On 31/10/2018 12:12, Adam Goryachev wrote:
We won't have 10G ethernet here, just a single 1G ethernet. It is only our DR system, so crappy performance is not an issue for a few days or so while we source better/faster equipment to get back to a fully working/functional system.
Let me get this right. You're buying expensive SSDs to populate a DR system? Is that really a good idea?
I don't know the figures, but how many rotating rust disks would you need in a raid 6 to be able to read fast enough to saturate a 1G ethernet? Then look at how much of that workload is streaming new data to write, and how much is a dataset being actively modified?

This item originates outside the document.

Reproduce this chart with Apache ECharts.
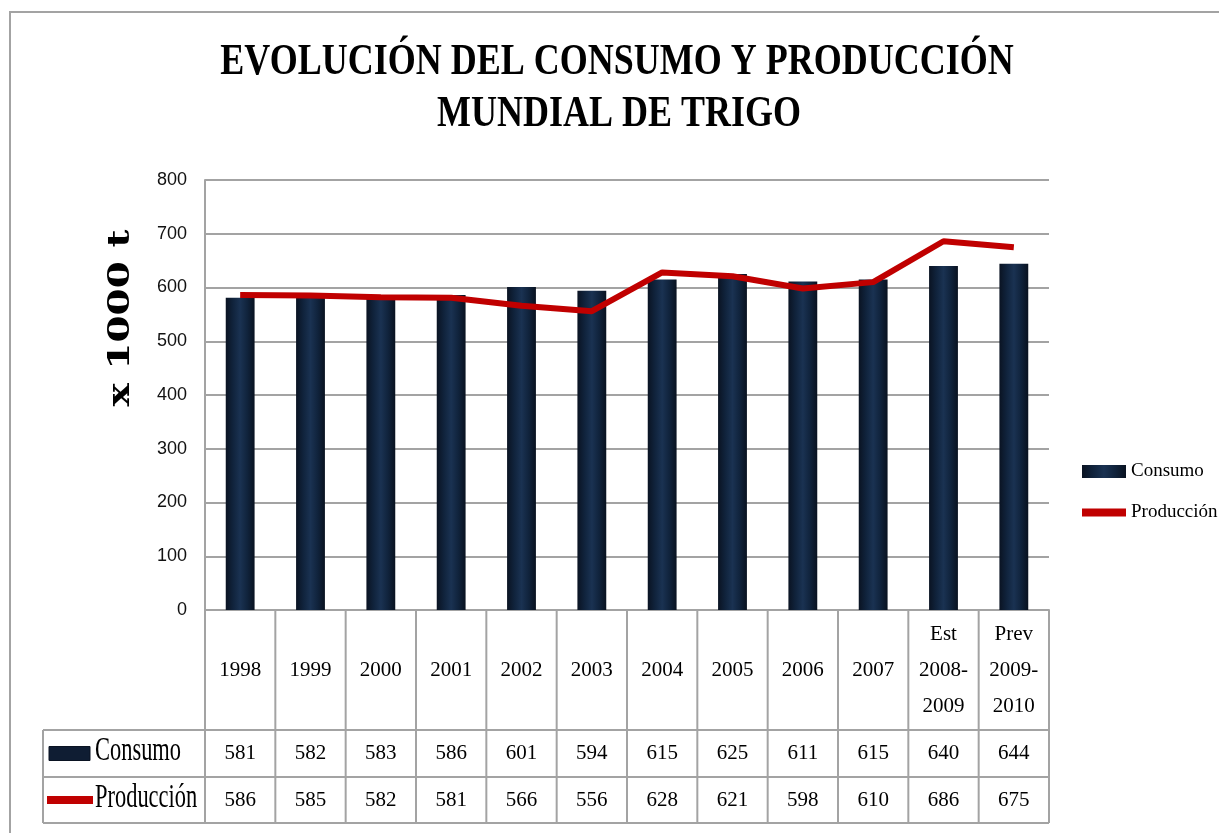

I don't know what state it's in, but there's also the journal work that was meant, among other things, to "close the raid 5 write hole", but part of the idea behind that was also to enable sticking an SSD cache in front of a rotating disk back end to speed up the array.
I'd check out that journal, and see if just sticking one SSD in front of your rotating rust would give you a decent performance boost. If that on its own is enough to saturate your 1G link, there's no point trying to speed up the disk subsystem any more. Actually, I've just looked up SATA on wikipedia, and it looks like if you could stream directly from disk to ethernet, you wouldn't even stress SATA v1 to flood a 1G connection!
And looking at the specs for a Seagate Ironwolf, they are apparently capable of about 200MB sustained streaming, which equally would flood a 1G link.
It looks to me like your ethernet is already the bottleneck, and worrying about the disks is addressing completely the wrong problem.